After much confusion over the last few days, Singapore-based Profitable Group has finally confirmed its interest in acquiring Newcastle United.
But, despite Profitable’s ambition to be “internationally recognised as a premier provider of Strategic Global Investment”, the group is arguably a long way off that goal.
Profitable is heavily involved in controversial real estate investment schemes that critics describe as “land-banking” and its Malaysian subsidiary (Profitable Plots Sdn Bhd) is currently under investigation by the Malaysian Companies Commission following a raid on its offices in October.
A UK subsidiary, The Profitable Plot Company, was voluntarily liquidated in 2007 after failing to “turn a penny”, according to the group’s chief executive John Gaunt.
However, he insisted that Profitable’s investment schemes do not amount to land-banking and denied any wrongdoing.
Land-banking schemes involve companies buying up greenfield sites in the UK, splitting up the land into small parcels and then selling them on to investors at a premium based on the hope that they can obtain planning permission for large-scale developments and eventually flog the land to developers for a substantial profit.
But councils very rarely grant planning permission for developments on Green Belt land and without this, it is very difficult for investors to recoup their initial outlay.
While Profitable’s approach appears very similar, Gaunt insisted that it was “not fair” to describe Profitable’s investment schemes as land-banking because their investors own the title to their real estate outright.
Land-banking is not illegal in the UK but the Financial Services Authority has warned that "there is a risk that many of these schemes are in breach of the financial regulation regime" and it launched a crackdown in 2007.
Like other such companies, Profitable targets investors in Singapore and Malaysia, many of whom view UK land as a prized asset, and often promises spectacular rates of return. An advert run by the Profitable Group on national TV in Singapore last October claimed that it could generate "estimated returns" of 250% over three years for investors who put in £8,000.
Regulators around the world have grown increasingly concerned about land-banking in recent years and Profitable Plots’ Kuala Lumpur office was raided by the Malaysia Companies Commission in October as part of a wider investigation into possible breaches of Malaysian corporate law by real estate investment companies.
An official from the Malaysian Companies Commission confirmed to me yesterday that Profitable is still under investigation following the raid. However, Gaunt told me last night that he had taken the Commission to court over its behaviour toward the company.

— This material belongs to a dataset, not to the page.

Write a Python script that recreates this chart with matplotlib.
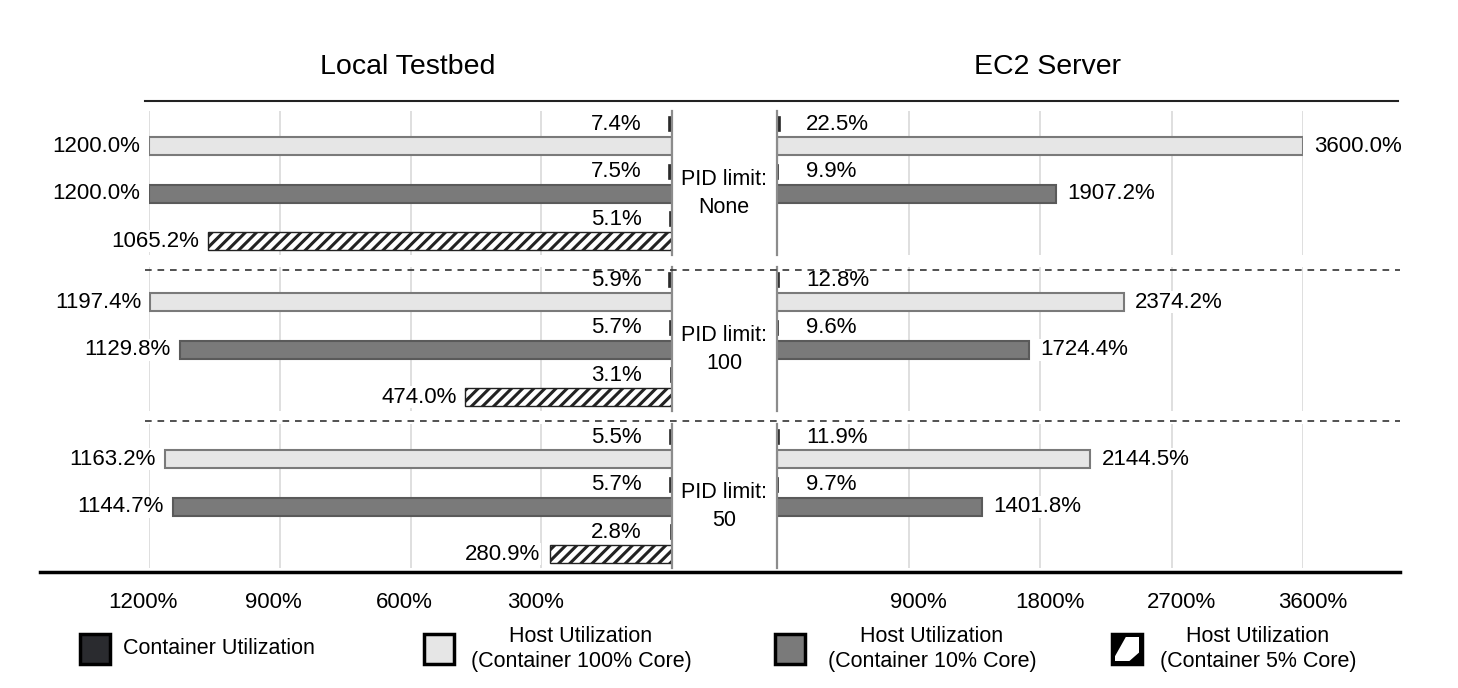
import matplotlib.pyplot as plt
import matplotlib.transforms as mtransforms
from matplotlib.patches import Rectangle, Polygon
from matplotlib.lines import Line2D

plt.rcParams['font.family'] = ['Liberation Sans', 'DejaVu Sans']
plt.rcParams['hatch.linewidth'] = 2.2
plt.rcParams['hatch.color'] = 'black'

# data (percent)
pid_limits = ["None", "100", "50"]
local_container_100 = [7.4, 5.9, 5.5]
local_container_10 = [7.5, 5.7, 5.7]
local_container_5 = [5.1, 3.1, 2.8]
local_host_100 = [1200.0, 1197.4, 1163.2]
local_host_10 = [1200.0, 1129.8, 1144.7]
local_host_5 = [1065.2, 474.0, 280.9]
ec2_container_100 = [22.5, 12.8, 11.9]
ec2_container_10 = [9.9, 9.6, 9.7]
ec2_host_100 = [3600.0, 2374.2, 2144.5]
ec2_host_10 = [1907.2, 1724.4, 1401.8]

local_ticks = [1200, 900, 600, 300]
ec2_ticks = [900, 1800, 2700, 3600]

W, H = 1458, 688
fig = plt.figure(figsize=(W / 100, H / 100), dpi=100)


def fx(px):
    return px / W


def fy(py):
    return 1 - py / H


styles = [
    dict(color="#e6e6e6", edgecolor="#7a7a7a", linewidth=1.5),
    dict(color="#7a7a7a", edgecolor="#5a5a5a", linewidth=1.5),
    dict(color="white", edgecolor="#222222", linewidth=1.0, hatch="///"),
]
cont_style = dict(color="#2a2a2a", edgecolor="#2a2a2a", linewidth=1.2)
lbl_font = 16
box = dict(facecolor="white", edgecolor="none", pad=0.5)

group_tops = [111, 267, 424]
grp_h = 143.5
c_off = 0.46

for g, top in enumerate(group_tops):
    ax_l = fig.add_axes([fx(149), fy(top + grp_h), fx(672 - 149), grp_h / H])
    ax_r = fig.add_axes([fx(777), fy(top + grp_h), fx(1303 - 777), grp_h / H])

    local_c = [local_container_100[g], local_container_10[g], local_container_5[g]]
    local_h = [local_host_100[g], local_host_10[g], local_host_5[g]]
    ec2_c = [ec2_container_100[g], ec2_container_10[g]]
    ec2_h = [ec2_host_100[g], ec2_host_10[g]]

    for p in range(3):
        ax_l.barh(p, local_h[p], height=0.38, zorder=2, **styles[p])
        ax_l.barh(p - c_off, local_c[p], height=0.3, zorder=2, **cont_style)
        ax_l.annotate(f"{local_h[p]:.1f}%", (local_h[p], p), xytext=(-6.5, 0),
                      textcoords="offset points", ha="right", va="center",
                      fontsize=lbl_font, bbox=box, annotation_clip=False, zorder=3)
        ax_l.annotate(f"{local_c[p]:.1f}%", (0, p - c_off), xytext=(-22, 0),
                      textcoords="offset points", ha="right", va="center",
                      fontsize=lbl_font, bbox=box, annotation_clip=False, zorder=3)

    for p in range(2):
        ax_r.barh(p, ec2_h[p], height=0.38, zorder=2, **styles[p])
        ax_r.barh(p - c_off, ec2_c[p], height=0.3, zorder=2, **cont_style)
        ax_r.annotate(f"{ec2_h[p]:.1f}%", (ec2_h[p], p), xytext=(8, 0),
                      textcoords="offset points", ha="left", va="center",
                      fontsize=lbl_font, bbox=box, annotation_clip=False, zorder=3)
        ax_r.annotate(f"{ec2_c[p]:.1f}%", (0, p - c_off), xytext=(21, 0),
                      textcoords="offset points", ha="left", va="center",
                      fontsize=lbl_font, bbox=box, annotation_clip=False, zorder=3)

    ax_l.set_xlim(1200, 0)
    ax_r.set_xlim(0, 3600)
    ax_l.set_xticks(local_ticks)
    ax_r.set_xticks(ec2_ticks)
    for ax in (ax_l, ax_r):
        ax.set_ylim(2.28, -0.74)
        ax.set_yticks([])
        ax.set_axisbelow(True)
        ax.grid(axis="x", color="#d9d9d9", linewidth=1.2)
        ax.tick_params(axis="x", length=0, pad=18, labelsize=16)
        ax.patch.set_alpha(0)
        for s in ax.spines.values():
            s.set_visible(False)
        if g < 2:
            ax.set_xticklabels([])
    ax_l.spines["right"].set_visible(True)
    ax_l.spines["right"].set_color("#8c8c8c")
    ax_l.spines["right"].set_linewidth(1.6)
    ax_r.spines["left"].set_visible(True)
    ax_r.spines["left"].set_color("#8c8c8c")
    ax_r.spines["left"].set_linewidth(1.6)
    if g == 2:
        ax_l.set_xticklabels([f"{t}%" for t in local_ticks])
        ax_r.set_xticklabels([f"{t}%" for t in ec2_ticks])
        shift_r = mtransforms.ScaledTranslation(10 / 100, 0, fig.dpi_scale_trans)
        for lab in ax_r.get_xticklabels():
            lab.set_transform(lab.get_transform() + shift_r)
        shift_l = mtransforms.ScaledTranslation(-6 / 100, 0, fig.dpi_scale_trans)
        for lab in ax_l.get_xticklabels():
            lab.set_transform(lab.get_transform() + shift_l)

    trans = mtransforms.blended_transform_factory(fig.transFigure, ax_l.transData)
    ax_l.text(fx(724), 1, f"PID limit:\n{pid_limits[g]}", transform=trans,
              ha="center", va="center", fontsize=15.5, linespacing=1.45)

# titles
fig.text(fx(408), fy(67), "Local Testbed", ha="center", va="center", fontsize=20.5)
fig.text(fx(1047), fy(67), "EC2 Server", ha="center", va="center", fontsize=20.5)

# frame lines and separators
fig.add_artist(Line2D([fx(145), fx(1398)], [fy(101), fy(101)], color="#222222", lw=1.5))
fig.add_artist(Line2D([fx(40), fx(1400)], [fy(572), fy(572)], color="black", lw=2.5))
for py in (270, 421):
    fig.add_artist(Line2D([fx(145), fx(1400)], [fy(py), fy(py)], color="#333333",
                          lw=1.2, linestyle=(0, (4, 3.5))))

# legend
leg_y = 634
sq = 30
icons = [
    (80, dict(facecolor="#2a2b2f", edgecolor="black")),
    (424, dict(facecolor="#e6e6e6", edgecolor="black")),
    (775, dict(facecolor="#7a7a7a", edgecolor="black")),
    (1112, dict(facecolor="black", edgecolor="black")),
]
for px, st in icons:
    fig.add_artist(Rectangle((fx(px), fy(leg_y + sq)), sq / W, sq / H,
                             transform=fig.transFigure, linewidth=2.5, **st))
# white band of the hatched icon
ix, iy = 1115, leg_y + 3
s = sq - 6
band = [(0, 0), (0, 0.2), (0.45, 1), (1, 1), (1, 0.35), (0.6, 0)]
fig.add_artist(Polygon([(fx(ix + u * s), fy(iy + s - v * s)) for u, v in band],
                       closed=True, transform=fig.transFigure, facecolor="white",
                       edgecolor="none"))

fig.text(fx(123), fy(649), "Container Utilization", ha="left", va="center", fontsize=15.5)
fig.text(fx(581), fy(649), "Host Utilization\n(Container 100% Core)", ha="center",
         va="center", fontsize=15.5, linespacing=1.3)
fig.text(fx(932), fy(649), "Host Utilization\n(Container 10% Core)", ha="center",
         va="center", fontsize=15.5, linespacing=1.3)
fig.text(fx(1258), fy(649), "Host Utilization\n(Container 5% Core)", ha="center",
         va="center", fontsize=15.5, linespacing=1.3)

fig.savefig("out.png", dpi=100)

“They were of the opinion that we were a collective scheme – but we aren’t because we sold freehold title,” he claimed. “If you buy land from us, you get the title. We’ve had a court hearing and we’re awaiting judgement. We’ve had no contact with them for a sustained period of time.”
Although many of its land investment schemes are based in the UK – in places such as Hounslow and Colchester – Gaunt says that Profitable no longer takes on British investors after its UK subsidiary was voluntarily wound up.
“We don’t take UK business,” he said. “The business regulations in the UK and the manner in which the UK is structured are not conducive to doing business – it’s easier to do business elsewhere.”
A number of consumer websites (and The Guardian’s consumer champion Tony Levene) have warned investors against putting their money into schemes run by Profitable, but Gaunt claimed that “complaints are invariably made by some anonymous person writing under a nom de plume”.
“Show me one person that has lost money with us,” he added. “No-one has lost money. If there was anything illegal about our schemes, one of the most regulated societies in world, Singapore, would have closed us down long ago.”